Christopher Koski explores the history and culture of East Africa’s Maasai tribe, travelling to rural outposts in Tanzania with a group of nurses
hile East Africa is home to hundreds of tribes, it is the Maasai who have acquired international recognition. With only a bit of textbook knowledge of the group, I was eager to learn more and it was through a chance invitation to visit a remote village in Tanzania that I first encountered its members. There, I was given a glimpse of Maasai life and the modern-day struggles they face on the plains of the African Rift Valley.
Taking the local bus out to the Ngorongoro District of Tanzania is an adventure in itself; the route is dusty and rough, crossing rivers and plains. Considered to be the world’s largest caldera, the Ngorongoro Crater itself is the reason most people come here; but while impressive, this was not why I was here. The heavily laden bus, destined for isolated villages to the west of the crater, skirts the fringes of the protected area. We pass herds of wildebeest and zebra resting peacefully under the sun and competing for shade offered by the occasional acacia tree.
Later that day I arrive at the village by motorbike, the eight-hour journey taking me through sparse, open land, marked only by some rolling hills and embankments rising to steep cliffs, which provide refuge to vultures bedding down for the evening. In the distance, a volcano peaks above the horizon, its imposing and rocky slopes commanding respect, with thin clouds drifting above its summit. The mountain carries an air of prestige as it reaches high into the heavens. On closer inspection, I see a collection of huts made from sticks, mud and cow dung; clusters of brick and concrete buildings surround them, and a newly erected cellphone tower stands like a monolith in the town centre.
Historically, the Maasai are said to have come from Egypt millennia ago; unwilling to be put into slavery, they chose pastoral life in the bush instead. More recently, during the time of the global slave trade, they were spared again. It’s said that the tribe fought the slavers and subsequently hid among and adapted to the vast bush lands of East Africa. The reality was that in the slave trade some tribes were preferred over others; the tall and slender build of the Maasai may be comparable to winning the genetic lottery.
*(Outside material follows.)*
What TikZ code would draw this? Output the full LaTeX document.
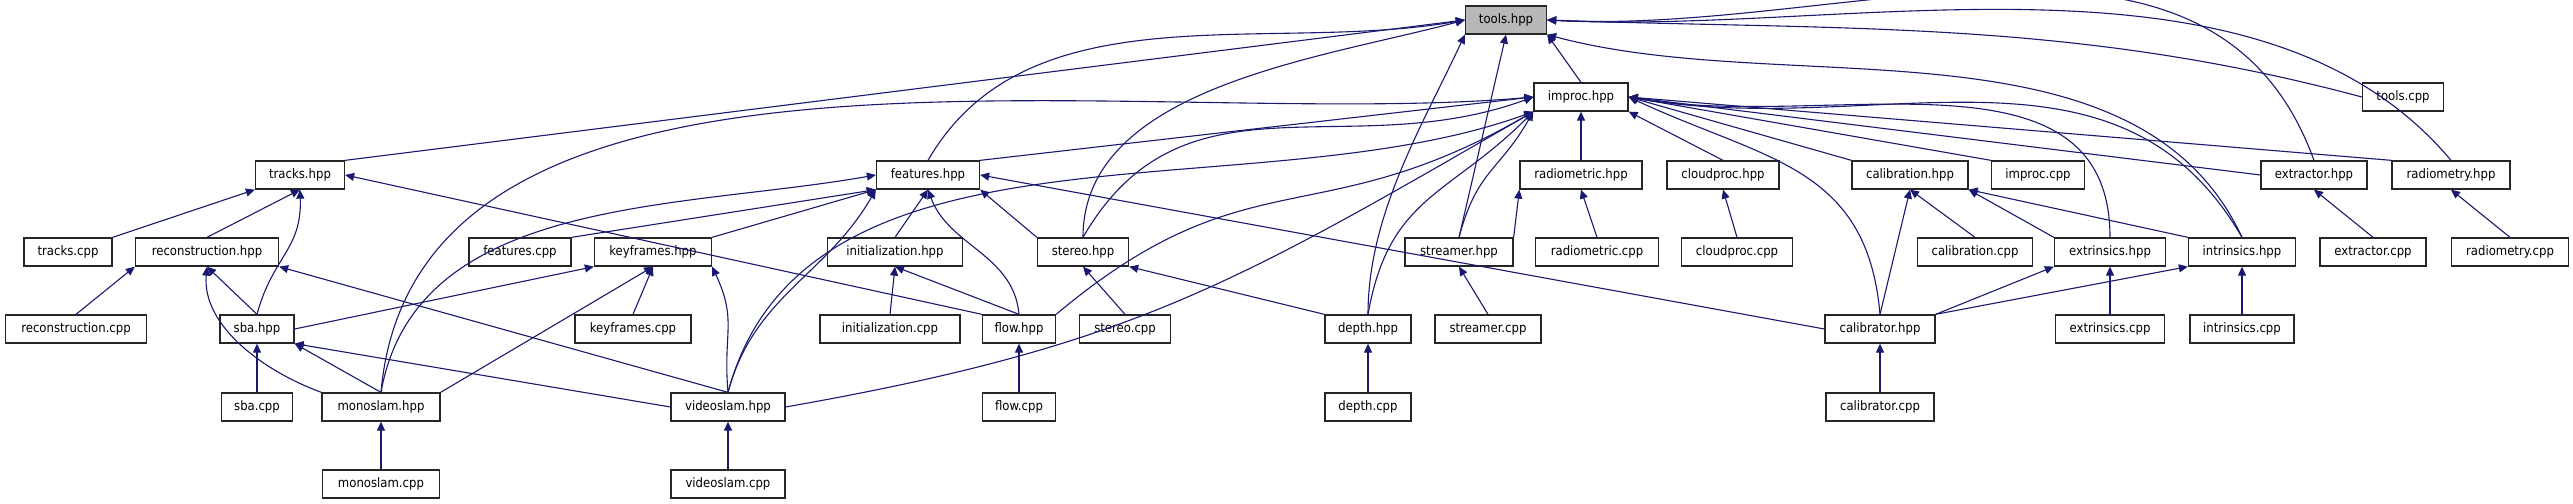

Today many Maasai still freely enjoy tribal life, tending cattle and goat in the bush. It was certain aspects of tribal life that brought missionaries to the village of Malambo. In Maasai culture, males acquire cattle as currency to buy wives to make babies who will in turn tend cattle, and so on. The culture practices circumcision rituals on both sexes, typically around age 15, and while female circumcision has been banned by the state, with jail time and fines imposed, it is still widely practised. In Malambo, and around much of sub-Saharan Africa, organisations are working to educate children, provide health care, and to spread the Christian message.
As the majority of Maasai still retain their migratory habits, one of the great challenges is getting basic healthcare to the most rural family groups. Nurses run a travelling clinic to a handful of remote bomas in the region via Land Cruiser. A boma is a family plot of land with mud huts and animal pens, protected by a circular barrier of sticks, which act as a fence to protect the area from wild animals. The families that live here are often traditional, surviving on milk, cow’s blood and goat meat. It is likely they practise polygamy and circumcision, and AIDS can be prevalent in some groups. Early in the morning we set off across sparse plains, the village cell tower quickly disappearing in a wake of dust.
The Land Cruiser eventually arrives at the solitary shade of a tree where tribeswomen have gathered, all wearing bright traditional dresses, wide holes in their ears and beaded bracelets wrapped around their wrists. Semi-naked children outnumber mothers two to one and all are seemingly bewildered by the presence of a white man among the nurses. I gently smile and offer up the only word in my Maasai vocabulary: “Supai.” The women respond kindly with “Epa,” quickly returning to fuss over the young children, who cry and suckle at their mothers’ breasts. On a low-hanging tree branch a rope is tossed over and a vegetable scale is hung up; one by one mothers come forward, their babies are weighed, vaccinated, and examined. All present are given a lecture on AIDS and the story of Jesus Christ, before vitamins and medication are dispensed. The clinic is quickly packed up and the team drives into the bush to another Maasai outpost. The driver manoeuvres the vehicle with experience, weaving through desert scrub brush, acacia forests, and sandy stream beds. We encounter wild zebra grazing on savannah grasses, giraffe meandering alongside their young, flocks of ostrich eye us up and a lone mongoose sits perched atop a termite mound. There’s nothing quite like seeing animals and tribesmen in their shared environment.
Once again I notice the volcano on the horizon, now identified as Ol Doinyo Lengai, the holy mountain to all Maasai in the Rift Valley. It, like the Maasai, represents an era not so bygone, timeless against the forces of nature and progress.